---------- Data excerpt ----------

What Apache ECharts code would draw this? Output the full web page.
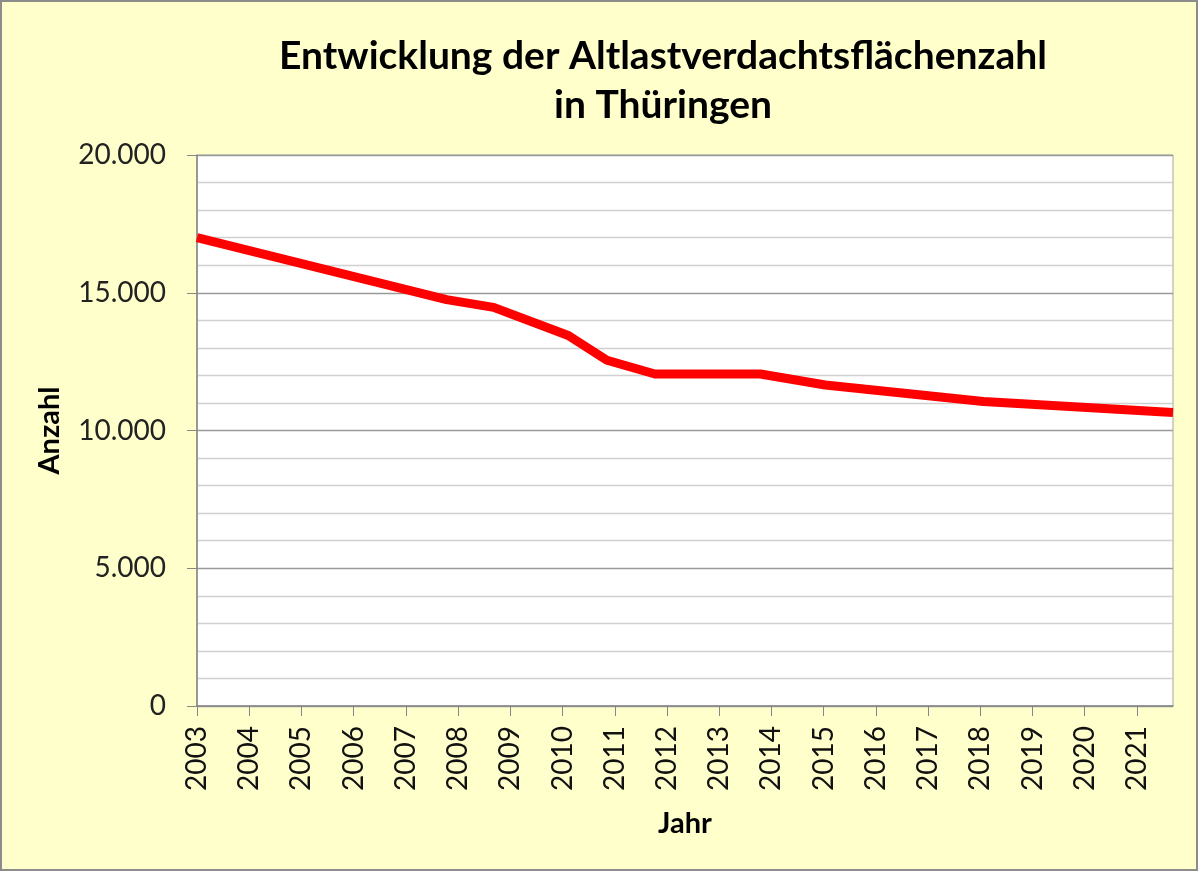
<!DOCTYPE html>
<html>
<head>
<meta charset="utf-8">
<title>Altlastverdachtsflächen Thüringen</title>
<script src="https://cdn.jsdelivr.net/npm/echarts@6/dist/echarts.min.js"></script>
<style>
	html, body { margin: 0; padding: 0; background: #ffffcc; }
	#chart { width: 1198px; height: 871px; }
</style>
</head>
<body>
<div id="chart"></div>
<script>
// Zeitpunkte (Jahr, als Dezimalzahl) und Anzahl der Verdachtsflächen
var years = [2003.0, 2007.78, 2008.68, 2010.11, 2010.85, 2011.77, 2013.79, 2015.03, 2018.06, 2021.69];
var counts = [17000, 14750, 14470, 13450, 12550, 12050, 12050, 11650, 11050, 10650];

// Beschriftung der x-Achse
var yearTicks = [2003, 2004, 2005, 2006, 2007, 2008, 2009, 2010, 2011, 2012,
	2013, 2014, 2015, 2016, 2017, 2018, 2019, 2020, 2021];

var titleText = 'Entwicklung der Altlastverdachtsflächenzahl\nin Thüringen';

var font = 'Lato, "Open Sans", sans-serif';

function fmtNumber(v) {
	return String(v).replace(/\B(?=(\d{3})+(?!\d))/g, '.');
}

var chart = echarts.init(document.getElementById('chart'));

var option = {
	backgroundColor: '#ffffcc',
	animation: false,
	graphic: [{
		type: 'rect',
		z: -10,
		shape: { x: 1, y: 1, width: 1196, height: 869 },
		style: { fill: '#ffffcc', stroke: '#8c8c8c', lineWidth: 2 }
	}],
	title: {
		text: titleText,
		left: 658,
		top: 27,
		textAlign: 'center',
		textStyle: {
			fontFamily: font,
			fontWeight: 'bold',
			fontSize: 39,
			lineHeight: 49,
			color: '#000'
		}
	},
	grid: {
		left: 197,
		right: 25,
		top: 155,
		bottom: 165,
		show: true,
		backgroundColor: '#ffffff',
		borderColor: '#a6a6a6',
		borderWidth: 1
	},
	xAxis: {
		type: 'value',
		min: 2003,
		max: years[years.length - 1],
		interval: 1,
		name: 'Jahr',
		nameLocation: 'middle',
		nameGap: 103,
		nameTextStyle: {
			fontFamily: font,
			fontWeight: 'bold',
			fontSize: 29,
			color: '#000'
		},
		axisLine: { lineStyle: { color: '#868686', width: 1.5 } },
		axisTick: {
			show: true,
			length: 10,
			customValues: yearTicks,
			lineStyle: { color: '#868686' }
		},
		axisLabel: {
			rotate: 90,
			margin: 20,
			customValues: yearTicks,
			fontFamily: font,
			fontSize: 28,
			color: '#111',
			formatter: function(v) { return String(v); }
		},
		splitLine: { show: false }
	},
	yAxis: {
		type: 'value',
		min: 0,
		max: 20000,
		interval: 5000,
		name: 'Anzahl',
		nameLocation: 'middle',
		nameRotate: 90,
		nameGap: 133,
		nameTextStyle: {
			fontFamily: font,
			fontWeight: 'bold',
			fontSize: 29,
			color: '#000'
		},
		axisLine: { show: true, lineStyle: { color: '#868686', width: 1.5 } },
		axisTick: { show: true, length: 10, lineStyle: { color: '#868686' } },
		axisLabel: {
			margin: 31,
			fontFamily: font,
			fontSize: 28,
			color: '#222',
			formatter: fmtNumber
		},
		splitLine: { show: true, lineStyle: { color: '#9a9a9a', width: 1.3 } },
		minorTick: { show: false, splitNumber: 5 },
		minorSplitLine: { show: true, lineStyle: { color: '#d0d0d0', width: 1.3 } }
	},
	series: [{
		type: 'line',
		name: 'Anzahl',
		data: years.map(function(y, i) { return [y, counts[i]]; }),
		symbol: 'none',
		lineStyle: { color: '#ff0000', width: 9, join: 'round' },
		itemStyle: { color: '#ff0000' }
	}]
};

chart.setOption(option);
window.addEventListener('resize', function() {
	chart.resize();
});
</script>
</body>
</html>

----------

* The exercise
All of the lines above should be printed exactly, minus the pictures.

* In response
What Apache ECharts code would draw this? Output the full web page.
<!DOCTYPE html>
<html>
<head>
<meta charset="utf-8">
<title>Altlastverdachtsflächen Thüringen</title>
<script src="https://cdn.jsdelivr.net/npm/echarts@6/dist/echarts.min.js"></script>
<style>
	html, body { margin: 0; padding: 0; background: #ffffcc; }
	#chart { width: 1198px; height: 871px; }
</style>
</head>
<body>
<div id="chart"></div>
<script>
// Zeitpunkte (Jahr, als Dezimalzahl) und Anzahl der Verdachtsflächen
var years = [2003.0, 2007.78, 2008.68, 2010.11, 2010.85, 2011.77, 2013.79, 2015.03, 2018.06, 2021.69];
var counts = [17000, 14750, 14470, 13450, 12550, 12050, 12050, 11650, 11050, 10650];

// Beschriftung der x-Achse
var yearTicks = [2003, 2004, 2005, 2006, 2007, 2008, 2009, 2010, 2011, 2012,
	2013, 2014, 2015, 2016, 2017, 2018, 2019, 2020, 2021];

var titleText = 'Entwicklung der Altlastverdachtsflächenzahl\nin Thüringen';

var font = 'Lato, "Open Sans", sans-serif';

function fmtNumber(v) {
	return String(v).replace(/\B(?=(\d{3})+(?!\d))/g, '.');
}

var chart = echarts.init(document.getElementById('chart'));

var option = {
	backgroundColor: '#ffffcc',
	animation: false,
	graphic: [{
		type: 'rect',
		z: -10,
		shape: { x: 1, y: 1, width: 1196, height: 869 },
		style: { fill: '#ffffcc', stroke: '#8c8c8c', lineWidth: 2 }
	}],
	title: {
		text: titleText,
		left: 658,
		top: 27,
		textAlign: 'center',
		textStyle: {
			fontFamily: font,
			fontWeight: 'bold',
			fontSize: 39,
			lineHeight: 49,
			color: '#000'
		}
	},
	grid: {
		left: 197,
		right: 25,
		top: 155,
		bottom: 165,
		show: true,
		backgroundColor: '#ffffff',
		borderColor: '#a6a6a6',
		borderWidth: 1
	},
	xAxis: {
		type: 'value',
		min: 2003,
		max: years[years.length - 1],
		interval: 1,
		name: 'Jahr',
		nameLocation: 'middle',
		nameGap: 103,
		nameTextStyle: {
			fontFamily: font,
			fontWeight: 'bold',
			fontSize: 29,
			color: '#000'
		},
		axisLine: { lineStyle: { color: '#868686', width: 1.5 } },
		axisTick: {
			show: true,
			length: 10,
			customValues: yearTicks,
			lineStyle: { color: '#868686' }
		},
		axisLabel: {
			rotate: 90,
			margin: 20,
			customValues: yearTicks,
			fontFamily: font,
			fontSize: 28,
			color: '#111',
			formatter: function(v) { return String(v); }
		},
		splitLine: { show: false }
	},
	yAxis: {
		type: 'value',
		min: 0,
		max: 20000,
		interval: 5000,
		name: 'Anzahl',
		nameLocation: 'middle',
		nameRotate: 90,
		nameGap: 133,
		nameTextStyle: {
			fontFamily: font,
			fontWeight: 'bold',
			fontSize: 29,
			color: '#000'
		},
		axisLine: { show: true, lineStyle: { color: '#868686', width: 1.5 } },
		axisTick: { show: true, length: 10, lineStyle: { color: '#868686' } },
		axisLabel: {
			margin: 31,
			fontFamily: font,
			fontSize: 28,
			color: '#222',
			formatter: fmtNumber
		},
		splitLine: { show: true, lineStyle: { color: '#9a9a9a', width: 1.3 } },
		minorTick: { show: false, splitNumber: 5 },
		minorSplitLine: { show: true, lineStyle: { color: '#d0d0d0', width: 1.3 } }
	},
	series: [{
		type: 'line',
		name: 'Anzahl',
		data: years.map(function(y, i) { return [y, counts[i]]; }),
		symbol: 'none',
		lineStyle: { color: '#ff0000', width: 9, join: 'round' },
		itemStyle: { color: '#ff0000' }
	}]
};

chart.setOption(option);
window.addEventListener('resize', function() {
	chart.resize();
});
</script>
</body>
</html>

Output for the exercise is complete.